Attitude is the customer’s overall sentiment and relationship to the brand.  Is there a buzz or interest surrounding your brand and how are they talking about it and is the tone positive, negative or neutral? By analyzing the feedback you can determine whether customers are committed, satisfied and would go as far as recommending your brand. Measuring attitudes supports the power of effectively utilized social media.

I had no doubt that Carnival Cruise Lines was trending with all their recent cruise ship debacles. I was in fact very surprised with all the positive feedback they received on their Facebook page. The writing is literally on the wall.

Carnival Cruise Lines is definitely doing something right, in the social media realm at least. Its crisis team did a good job by keeping people informed and responding to concerns. Along with Facebook, Carnival also used the Twitter feeds @CarnivalCruise and @CarnivalPR.

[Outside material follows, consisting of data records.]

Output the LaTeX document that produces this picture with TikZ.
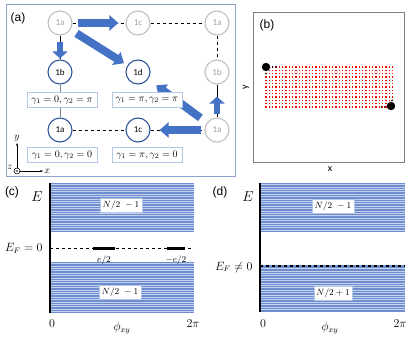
\documentclass[tikz,border=0pt]{standalone}
\usepackage{amsmath}
\usepackage{amssymb}
\usepackage{fontspec}
\newfontfamily\carlito{Carlito}
\newfontfamily\arialfont{Liberation Sans}
\usepackage{tikz}
\usetikzlibrary{arrows.meta}

\definecolor{darkblue}{HTML}{2F5597}
\definecolor{midblue}{HTML}{4472C4}
\definecolor{paleblue}{HTML}{B4C7E7}
\definecolor{ringgray}{HTML}{BFBFBF}
\definecolor{framegray}{HTML}{8FA4CC}
\definecolor{bandblue}{HTML}{6D8DD0}
\definecolor{stripe}{HTML}{C4D2EE}

\begin{document}
\begin{tikzpicture}[x=1pt, y=-1pt,
		site/.style={circle, draw=darkblue, line width=1.1pt, minimum size=24pt, inner sep=0pt, font=\carlito\small},
		ghost/.style={site, draw=ringgray, text=gray!75},
		bigarrow/.style={midblue, line width=8pt, -{Triangle[length=9pt, width=15pt]}},
		smallarrow/.style={midblue, line width=6pt, -{Triangle[length=7pt, width=15pt]}},
		link/.style={dashed, thin},
		gamma/.style={draw=paleblue, fill=white, line width=0.6pt, minimum width=70pt, minimum height=15pt, inner sep=1pt},
		count/.style={draw=paleblue, fill=white, font=\small, inner sep=2.5pt},
		panel/.style={font=\arialfont\large}]
		\useasboundingbox (0,0) rectangle (416,340);

		% (a) frame
		\draw[framegray, line width=0.8pt] (6,4) rectangle (235,176);
		\node[panel] (la) at (18,18) {(a)};

		% Sites
		\node[ghost] (a1) at (60,23) {1a};
		\node[ghost] (c1) at (138,23) {1c};
		\node[ghost] (a2) at (217,23) {1a};
		\node[site] (b1) at (60,72) {1b};
		\node[site] (d1) at (138,72) {1d};
		\node[ghost] (b2) at (217,72) {1b};
		\node[site] (a3) at (60,130) {1a};
		\node[site] (c2) at (138,130) {1c};
		\node[ghost] (a4) at (217,130) {1a};

		% Links
		\draw[link] (a1) -- (c1);
		\draw[link] (c1) -- (a2);
		\draw[link] (a2) -- (b2);
		\draw[link] (a3) -- (c2);
		\draw[link] (c2) -- (a4);
		\draw[thin] (b2) -- (a4);
		\draw[thin] (a1) -- (b1);
		\draw[thin, gray] (b1) -- (a3);

		% Moves
		\draw[bigarrow, shorten <=5pt, shorten >=7pt] (a1) -- (c1);
		\draw[smallarrow, shorten <=6pt, shorten >=1pt] (a1) -- (b1);
		\draw[bigarrow, shorten <=7pt, shorten >=4pt] (a1) -- (d1);
		\draw[smallarrow, shorten <=3pt, shorten >=12pt] (a4) -- (b2);
		\draw[bigarrow, shorten <=8pt, shorten >=10pt] (a4) -- (d1);
		\draw[bigarrow, shorten <=3pt, shorten >=9pt] (a4) -- (c2);

		% Berry phases
		\node[gamma] (g1) at (62,100) {$\gamma_1=0,\gamma_2=\pi$};
		\node[gamma] (g2) at (147,100) {$\gamma_1=\pi,\gamma_2=\pi$};
		\node[gamma] (g3) at (62,155) {$\gamma_1=0,\gamma_2=0$};
		\node[gamma] (g4) at (147,155) {$\gamma_1=\pi,\gamma_2=0$};

		% Triad
		\coordinate (o) at (17,171);
		\draw[-{Stealth[length=3pt]}, semithick] (o) -- (17,143) node[above, inner sep=1pt] {$y$};
		\draw[-{Stealth[length=3pt]}, semithick] (o) -- (43,171) node[right, inner sep=1pt] {$x$};
		\draw[fill=white, semithick] (o) circle (3pt);
		\fill (o) circle (0.9pt);
		\node[inner sep=0pt] (z) at (10,167) {$z$};

		% (b) corner states
		\draw[gray, line width=0.8pt] (253,12) rectangle (404,162);
		\node[panel] (lb) at (267,25) {(b)};
		\node[rotate=90, font=\carlito] (ly) at (246,87) {y};
		\node[font=\carlito] (lx) at (330,169) {x};
		\foreach \i in {0,...,38}
			\foreach \j in {0,...,12}
				\fill[red] (265.3+\i*3.33, 66.3+\j*3.33) rectangle ++(1.4,1.4);
		\foreach \p in {(269.5,67), (272.8,67), (276.1,67), (266,70.3), (266,73.6), (388,107), (384.7,107), (381.4,107), (392,103.7), (392,100.4)}
			\fill[black] \p circle (0.9pt);
		\fill (266,67) circle (4.2pt);
		\fill (391,106) circle (4.2pt);

		% (c) spectrum, E_F = 0
		\node[panel] (lc) at (12,192) {(c)};
		\fill[bandblue] (50,183) rectangle (194,232);
		\fill[bandblue] (50,262) rectangle (194,313);
		\foreach \s in {184.5,186.9,...,231}
			\draw[stripe, line width=0.7pt] (50,\s) -- (194,\s);
		\foreach \s in {263.5,265.9,...,312}
			\draw[stripe, line width=0.7pt] (50,\s) -- (194,\s);
		\draw[line width=2pt] (50,183) -- (50,313);
		\node[count] (nc1) at (121,205) {$N/2\ -1$};
		\node[count] (nc2) at (120,292) {$N/2\ -1$};
		\draw[dashed, thick] (50,248) -- (194,248);
		\draw[line width=3pt] (93,248) -- (115,248) node[midway, below=3pt, font=\small] (e1) {$e/2$};
		\draw[line width=3pt] (167,248) -- (185,248) node[midway, below=3pt, font=\small] (e2) {$-e/2$};
		\node[anchor=east, font=\large] (efc) at (46,248) {$E_F=0$};
		\node[font=\Large] (ec) at (37,197) {$E$};
		\node[font=\large] (zc) at (52,324) {$0$};
		\node[font=\large] (pc) at (193,324) {$2\pi$};
		\node[font=\large] (fc) at (122,328) {$\phi_{xy}$};

		% (d) spectrum, E_F != 0
		\node[panel] (ld) at (220,192) {(d)};
		\fill[bandblue] (260,183) rectangle (405,232);
		\fill[bandblue] (260,265) rectangle (405,312);
		\foreach \s in {184.5,186.9,...,231}
			\draw[stripe, line width=0.7pt] (260,\s) -- (405,\s);
		\foreach \s in {268.5,270.9,...,311}
			\draw[stripe, line width=0.7pt] (260,\s) -- (405,\s);
		\draw[line width=2pt] (260,183) -- (260,312);
		\node[count] (nd1) at (333,206) {$N/2\ -1$};
		\node[count] (nd2) at (333,293) {$N/2+1$};
		\draw[dashed, line width=1.2pt] (260,266) -- (405,266);
		\node[anchor=east, font=\large] (efd) at (256,267) {$E_F\neq 0$};
		\node[font=\Large] (ed) at (248,197) {$E$};
		\node[font=\large] (zd) at (263,324) {$0$};
		\node[font=\large] (pd) at (400,324) {$2\pi$};
		\node[font=\large] (fd) at (330,328) {$\phi_{xy}$};
\end{tikzpicture}
\end{document}
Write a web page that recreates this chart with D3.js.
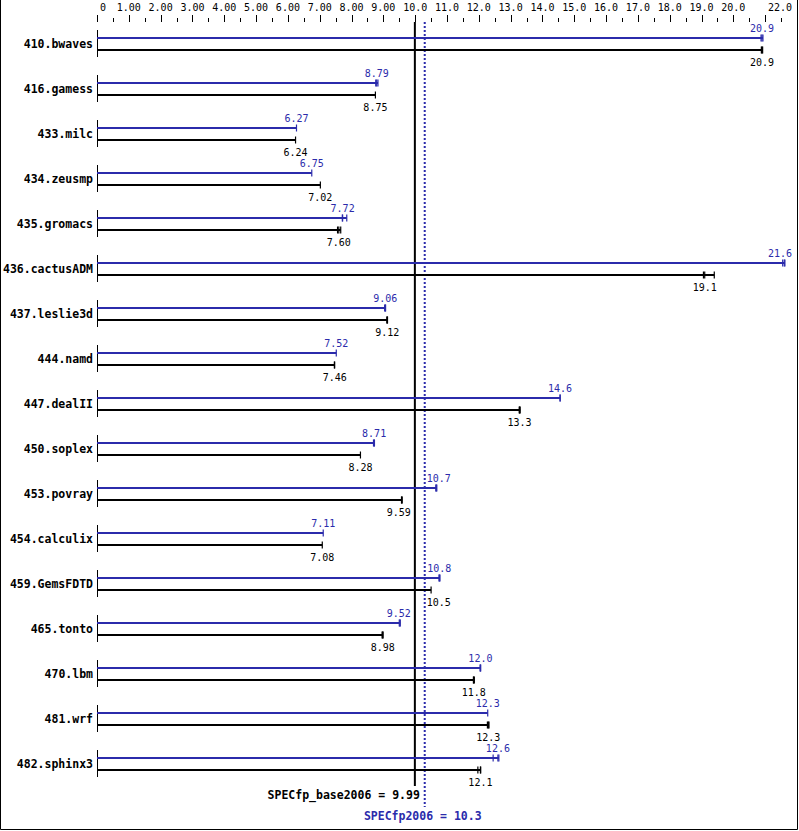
<!DOCTYPE html>
<html><head><meta charset="utf-8">
<script src="https://cdn.jsdelivr.net/npm/d3@7/dist/d3.min.js"></script>
<style>body{margin:0;background:#fff}</style>
</head><body>
<script>
const benchmarks = ["410.bwaves","416.gamess","433.milc","434.zeusmp","435.gromacs","436.cactusADM","437.leslie3d","444.namd","447.dealII","450.soplex","453.povray","454.calculix","459.GemsFDTD","465.tonto","470.lbm","481.wrf","482.sphinx3"];
// peak runs (min, median, max)
const peakRuns = [[20.87,20.9,20.93],[8.76,8.79,8.83],[6.27,6.27,6.27],[6.75,6.75,6.75],[7.71,7.72,7.85],[21.55,21.6,21.62],[9.04,9.06,9.07],[7.52,7.52,7.52],[14.55,14.55,14.56],[8.69,8.71,8.72],[10.65,10.66,10.68],[7.11,7.11,7.11],[10.75,10.76,10.78],[9.50,9.52,9.53],[12.04,12.05,12.06],[12.28,12.28,12.28],[12.45,12.6,12.63]];
const peakLabels = ["20.9","8.79","6.27","6.75","7.72","21.6","9.06","7.52","14.6","8.71","10.7","7.11","10.8","9.52","12.0","12.3","12.6"];
// base runs (min, median, max)
const baseRuns = [[20.88,20.9,20.92],[8.75,8.75,8.75],[6.24,6.24,6.24],[7.02,7.02,7.02],[7.56,7.60,7.66],[19.06,19.1,19.4],[9.11,9.12,9.13],[7.46,7.47,7.47],[13.27,13.28,13.3],[8.28,8.28,8.28],[9.57,9.58,9.59],[7.08,7.08,7.08],[10.5,10.5,10.5],[8.96,8.98,8.99],[11.83,11.84,11.86],[12.27,12.30,12.32],[11.97,12.05,12.06]];
const baseLabels = ["20.9","8.75","6.24","7.02","7.60","19.1","9.12","7.46","13.3","8.28","9.59","7.08","10.5","8.98","11.8","12.3","12.1"];
const tickLabelValues = [0,1,2,3,4,5,6,7,8,9,10,11,12,13,14,15,16,17,18,19,20,22];
const baseScore = 9.99, peakScore = 10.3;
const baseScoreText = "SPECfp_base2006 = 9.99", peakScoreText = "SPECfp2006 = 10.3";

const W = 799, H = 831;
const BLUE = "#2b2bab", BLACK = "#000";
const svg = d3.select("body").append("svg").attr("width", W).attr("height", H);
const x = d3.scaleLinear().domain([0, 22]).range([97, 797]);
const y = d3.scalePoint().domain(benchmarks).range([44, 44 + 16 * 45]);
const mono = "'DejaVu Sans Mono', 'Liberation Mono', monospace";

// frame
svg.append("path").attr("d", `M0.5,0 V${H-1.5} H797.5 V0`).attr("fill","none").attr("stroke","#000").attr("stroke-width",1);

// axis ticks
const ticks = d3.range(0, 22.01, 0.5);
svg.selectAll("line.tk").data(ticks).join("line")
  .attr("x1", d => Math.round(x(d)) + 0.5).attr("x2", d => Math.round(x(d)) + 0.5)
  .attr("y1", d => Number.isInteger(d) ? 15 : 18).attr("y2", 22)
  .attr("stroke", "#000").attr("stroke-width", 1);
const tl = svg.selectAll("text.tl").data(tickLabelValues).join("text")
  .attr("font-family", mono).attr("font-size", 10).attr("fill", "#000")
  .attr("y", 10.5)
  .text(d => d === 0 ? "0" : (d < 10 ? d.toFixed(2) : d.toFixed(1)));
tl.each(function(d) {
  const w = this.getComputedTextLength();
  let left = x(d) - w / 2;
  left = Math.max(left, 100);
  left = Math.min(left, 792 - w);
  d3.select(this).attr("x", left);
});

// reference lines
svg.append("line").attr("x1", x(baseScore)).attr("x2", x(baseScore)).attr("y1", 22).attr("y2", 786)
  .attr("stroke", BLACK).attr("stroke-width", 2);
svg.append("line").attr("x1", x(peakScore)).attr("x2", x(peakScore)).attr("y1", 22).attr("y2", 807)
  .attr("stroke", BLUE).attr("stroke-width", 2).attr("stroke-dasharray", "2,2");
svg.append("text").attr("x", x(baseScore) + 5).attr("y", 799).attr("text-anchor", "end")
  .attr("font-family", mono).attr("font-weight", "bold").attr("font-size", 11.5).attr("fill", BLACK).text(baseScoreText);
svg.append("text").attr("x", x(peakScore) - 2).attr("y", 820).attr("text-anchor", "middle")
  .attr("font-family", mono).attr("font-weight", "bold").attr("font-size", 11.5).attr("fill", BLUE).text(peakScoreText);

// groups
const g = svg.selectAll("g.bm").data(benchmarks).join("g").attr("class", "bm");
g.append("text").attr("x", 93).attr("y", d => y(d) + 3.8).attr("text-anchor", "end")
  .attr("font-family", mono).attr("font-weight", "bold").attr("font-size", 11.5).attr("fill", "#000").text(d => d);
g.append("line").attr("x1", 97.5).attr("x2", 97.5).attr("y1", d => y(d) - 14).attr("y2", d => y(d) + 13)
  .attr("stroke", "#000").attr("stroke-width", 1);

const zoneL = x(baseScore) - 4, zoneR = x(peakScore) + 2;
function drawSeries(runs, labels, color, dy, labelDy) {
  benchmarks.forEach((b, i) => {
    const yy = y(b) + dy;
    const r = runs[i];
    svg.append("line").attr("x1", x(0)).attr("x2", x(d3.max(r))).attr("y1", yy).attr("y2", yy)
      .attr("stroke", color).attr("stroke-width", 2);
    const uniq = Array.from(new Set(r));
    uniq.forEach(v => {
      svg.append("line").attr("x1", x(v)).attr("x2", x(v)).attr("y1", yy - 3.5).attr("y2", yy + 3.5)
        .attr("stroke", color).attr("stroke-width", 1.2);
    });
    const t = svg.append("text").attr("font-family", mono).attr("font-size", 10).attr("fill", color)
      .attr("y", yy + labelDy).text(labels[i]);
    const w = t.node().getComputedTextLength();
    let left = x(r[1]) - w / 2;
    if (left < zoneR && left + w > zoneL) {
      if (x(r[1]) < (zoneL + zoneR) / 2) left = zoneL - w; else left = zoneR;
    }
    left = Math.min(left, 792 - w);
    t.attr("x", left);
  });
}
drawSeries(peakRuns, peakLabels, BLUE, -6, -6);
drawSeries(baseRuns, baseLabels, BLACK, 6, 15.5);
</script>
</body></html>
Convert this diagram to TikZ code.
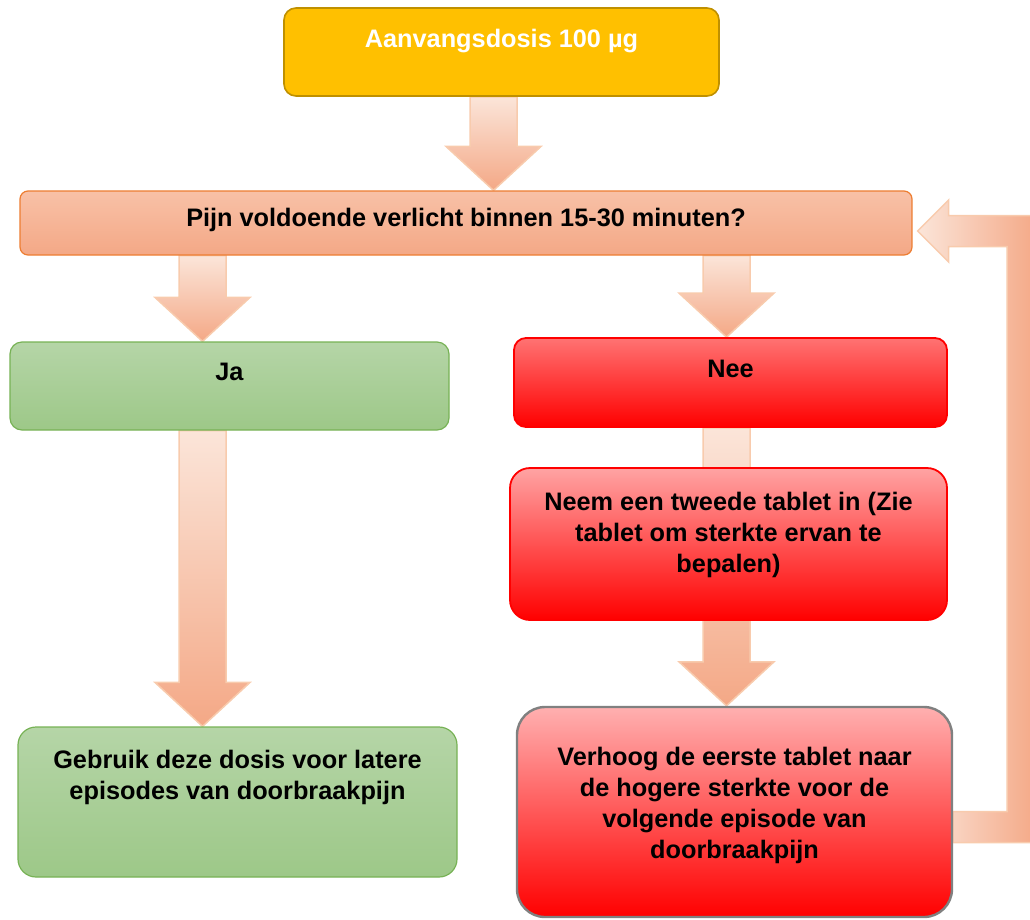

Attention is the volume of interest and the potential reach. Is there active customer engagement and substance or is it purely a popularity contest with zero value? You may get millions of  likes on Facebook but zero sales. Valuable customer social media engagement is essential to increase attention. If you’ve succeeded but haven’t garnered any sales then perhaps it’s time to analyze what you’re doing wrong. For example,  your prices may be too high.


Reaping from the benefits of social media strategies and meeting business objectives are both great. Proving it thorough measurement is priceless.

3 Comments on Measuring Social Media Success Part I

  1. Great post! I am very surprised to see that Carnival Cruises is in fact receiving positive feedback. This makes me wonder if their sales have seen a decrease since that last view unfortunate events. Will those particular visitors to the cruise ship return? The companyhas acknowledged these events and, the best part is, they are updating their fans (some of their clients) about the processes they are taking to hear back from them.

  2. Hi Joy, I really like your examples for action, attitude and attention. While ROI is definitely measured in dollars, there are invaluable insights to be had by analyzing the meaning of your customers’ actions, as you so rightly point out, and how that can inform your actions as an organization.

    Your example of how Carnival Cruises is successfully responding to their PR problems is also instructive, demonstrating that inviting feedback and showing you’re listening goes a long way to defusing a crisis and gaining customer loyalty.



  3. It is always valuable to have the perspective of someone who brings ‘real world’ eyes to a social web question, in importance of selecting the right kind of measurement approach to take depending on the business objective.